By Dave Sebastian

Charles Schwab Corp. said its profit for the second quarter fell as net interest revenue declined due to the Federal Reserve's monetary easing in March and compression in asset returns.

The company posted net income of $671 million, or 48 cents a share, compared with $937 million, or 66 cents a share, in the year-ago period. Adjusted earnings were 54 cents a share.

Analysts polled by FactSet were expecting earnings of 53 cents a share, or 54 cents on an adjusted basis. The company said the quarter's results include certain acquisition and integration-related costs.

Revenue was $2.45 billion, down 8.6% from the year-ago period. Analysts were expecting $2.48 billion.

Net interest revenue fell to $1.39 billion from $1.61 billion.

"During the second quarter, we remained intent on maintaining an all-weather balance sheet with healthy liquidity and capital levels," Finance Chief Peter Crawford said. "The sharp pandemic-driven increase in client sweep deposits during the first quarter was followed by more modest balance sheet expansion over the past three months."

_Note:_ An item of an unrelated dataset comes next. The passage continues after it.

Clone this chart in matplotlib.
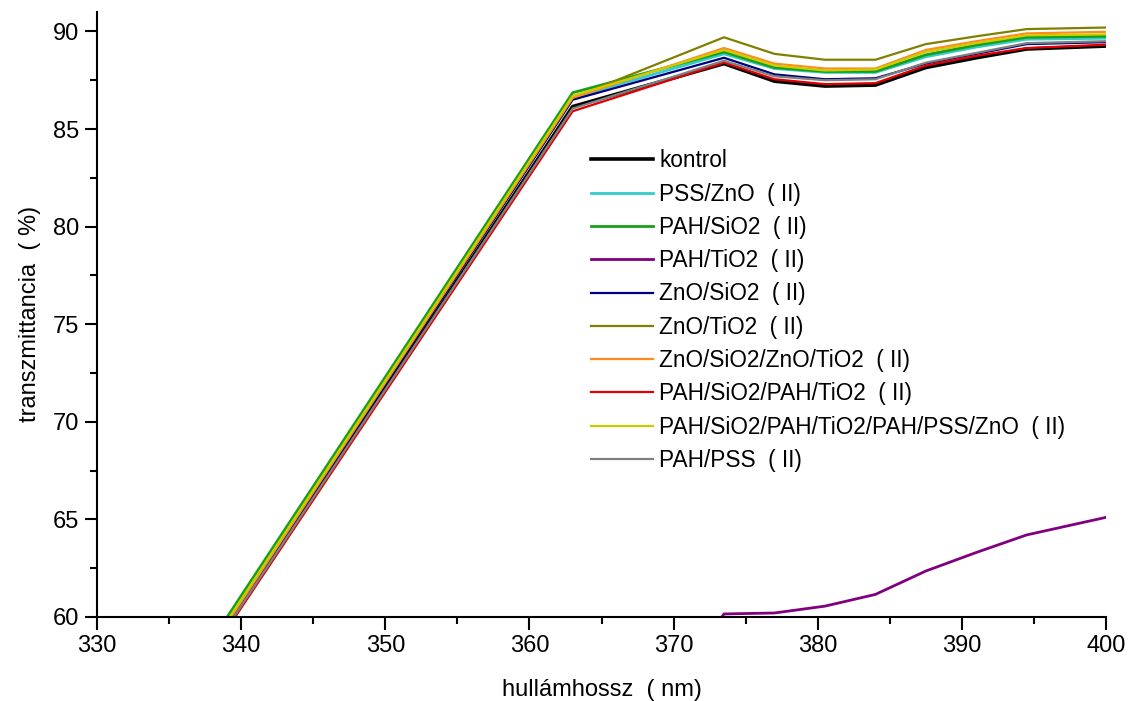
import matplotlib
matplotlib.use("Agg")
import matplotlib.pyplot as plt
import numpy as np
from matplotlib.ticker import MultipleLocator

plt.rcParams['font.family'] = ['Liberation Sans', 'DejaVu Sans']

wavelength = [338.5, 363.0, 373.5, 377.0, 380.5, 384.0, 387.5, 391.0, 394.5, 400.0]

kontrol      = [58.9, 86.15, 88.35, 87.45, 87.20, 87.25, 88.15, 88.65, 89.10, 89.25]
pss_zno      = [59.2, 86.60, 88.85, 88.10, 87.90, 87.90, 88.70, 89.20, 89.60, 89.65]
pah_sio2     = [59.4, 86.86, 88.95, 88.15, 87.95, 87.95, 88.80, 89.30, 89.70, 89.75]
pah_tio2     = [40.0, 50.00, 60.15, 60.20, 60.55, 61.15, 62.35, 63.30, 64.20, 65.10]
zno_sio2     = [59.0, 86.50, 88.65, 87.80, 87.55, 87.60, 88.35, 88.85, 89.35, 89.45]
zno_tio2     = [59.1, 86.60, 89.70, 88.85, 88.55, 88.55, 89.35, 89.75, 90.12, 90.20]
zno_sio2_zno_tio2 = [59.1, 86.60, 89.15, 88.35, 88.10, 88.10, 89.05, 89.50, 89.90, 89.98]
pah_sio2_pah_tio2 = [58.8, 85.91, 88.40, 87.55, 87.30, 87.35, 88.25, 88.75, 89.15, 89.32]
pah_multi    = [59.2, 86.70, 89.05, 88.25, 88.00, 88.05, 88.95, 89.40, 89.80, 89.85]
pah_pss      = [58.9, 86.05, 88.50, 87.70, 87.50, 87.55, 88.40, 88.90, 89.40, 89.50]

labels = ["kontrol", "PSS/ZnO  ( II)", "PAH/SiO2  ( II)", "PAH/TiO2  ( II)",
          "ZnO/SiO2  ( II)", "ZnO/TiO2  ( II)", "ZnO/SiO2/ZnO/TiO2  ( II)",
          "PAH/SiO2/PAH/TiO2  ( II)", "PAH/SiO2/PAH/TiO2/PAH/PSS/ZnO  ( II)",
          "PAH/PSS  ( II)"]
series = [kontrol, pss_zno, pah_sio2, pah_tio2, zno_sio2, zno_tio2,
          zno_sio2_zno_tio2, pah_sio2_pah_tio2, pah_multi, pah_pss]
colors = ["#000000", "#33cccc", "#1a9e1a", "#800080", "#000080", "#808000",
          "#ff8c1a", "#e00000", "#cccc00", "#808080"]
widths = [2.6, 2.0, 2.0, 2.0, 1.6, 1.6, 1.6, 1.6, 1.6, 1.6]

fig = plt.figure(figsize=(11.28, 7.01), dpi=100)
ax = fig.add_axes([0.086, 0.12, 0.8945, 0.863])

for y, lab, c, w in zip(series, labels, colors, widths):
    ax.plot(wavelength, y, color=c, lw=w, label=lab)

ax.set_xlim(330, 400)
ax.set_ylim(60, 91)
ax.xaxis.set_major_locator(MultipleLocator(10))
ax.xaxis.set_minor_locator(MultipleLocator(5))
ax.yaxis.set_major_locator(MultipleLocator(5))
ax.yaxis.set_minor_locator(MultipleLocator(2.5))
for s in ['top', 'right']:
    ax.spines[s].set_visible(False)
for s in ['left', 'bottom']:
    ax.spines[s].set_linewidth(1.5)
ax.tick_params(which='major', direction='out', length=9, width=1.5, labelsize=17, pad=4)
ax.tick_params(which='minor', direction='out', length=5, width=1.5)

ax.set_xlabel("hullámhossz  ( nm)", fontsize=17, labelpad=16)
ax.set_ylabel("transzmittancia  ( %)", fontsize=17, labelpad=8)

leg = ax.legend(loc='upper left', bbox_to_anchor=(0.4807, 0.788), frameon=False,
                fontsize=16.3, handlelength=2.75, handletextpad=0.25,
                labelspacing=0.455, borderaxespad=0)

fig.savefig("out.png", dpi=100)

Expenses, not including interest, rose 8.1% to $1.56 billion.

Total client assets rose 11% to $4.11 trillion as of June 30, driven by renewed strength in equity valuations, Chief Executive Walt Bettinger said.

The company last month said the U.S. Justice Department's antitrust division closed its investigation of Schwab's proposed acquisition of TD Ameritrade Holding Corp., clearing the path for the $26 billion combination that would cement Schwab's role as a dominant player in the discount-brokerage market.